2. Nature of the compensation received (capital receipt vs. revenue receipt).
3. Applicability of section 28(ii)(c) of the Income Tax Act.
4. Impact of termination of custodial services on the assessee's business structure.

Issue-wise Detailed Analysis:

1. Taxability of Compensation Received:
The core dispute centers on whether the compensation received by the assessee from Duetsche Bank AG (DBA) for shifting major clients is taxable. The assessee declared these sums as capital receipts and non-taxable, while the Assessing Officer (AO) treated them as revenue receipts and taxable income. The AO's stance was based on the view that the compensation was for the termination of managing agency contracts and thus taxable under section 28(ii)(c) of the Income Tax Act.

2. Nature of the Compensation Received:
The assessee argued that the compensation was a capital receipt as it impaired the trading structure of the business. The AO, however, concluded that the trading structure was not affected since the assessee could continue other business activities. The AO referenced the judgment in Blue Star Ltd. v. CIT [1996] 217 ITR 514 and other judicial pronouncements to support this view. The Tribunal held that the compensation received was for parting with rights in custodial agreements, which were not of enduring value, thus classifying it as a revenue receipt.

3. Applicability of Section 28(ii)(c):
The AO and the Commissioner of Income-tax (Appeals) (CIT(A)) both held that the compensation fell under section 28(ii)(c), which taxes amounts received for termination of an agency as business income. The Tribunal noted that this section applies only if there is a principal-agent relationship in the strict legal sense. The assessee contended that it dealt with clients on a principal-to-principal basis, not as an agent, thus section 28(ii)(c) was not applicable. However, the Tribunal found that the compensation was for services rendered in facilitating the transfer of clients to DBA, reinforcing its revenue nature.

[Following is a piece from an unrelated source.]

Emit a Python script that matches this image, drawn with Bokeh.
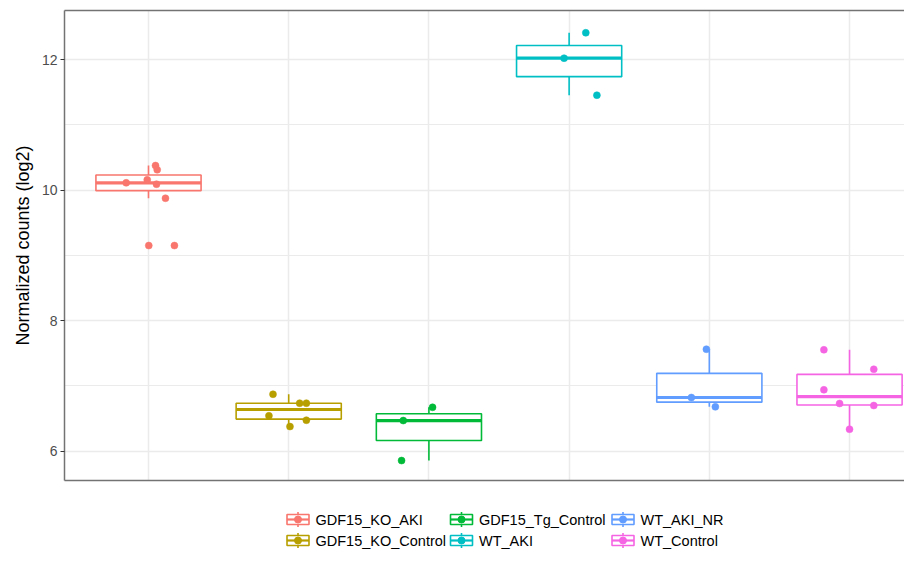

4. Impact of Termination of Custodial Services:
The assessee claimed that custodial services were a major part of its business, and their termination impaired the profit-earning apparatus, making the compensation a capital receipt. The Tribunal, however, observed that the termination did not destroy the business structure as the assessee continued other activities and could potentially restart custodial services upon meeting SEBI's net worth criteria. The Tribunal emphasized that the compensation was for the loss of income rather than the loss of a capital asset.

Conclusion:
The Tribunal concluded that the compensation received by the assessee for parting with rights in custodial agreements and ensuring clients' transfer to DBA was a revenue receipt and taxable as income. The Tribunal upheld the orders of the AO and CIT(A), dismissing the appeals of the assessee. The judgment was pronounced in open court on January 30, 2009.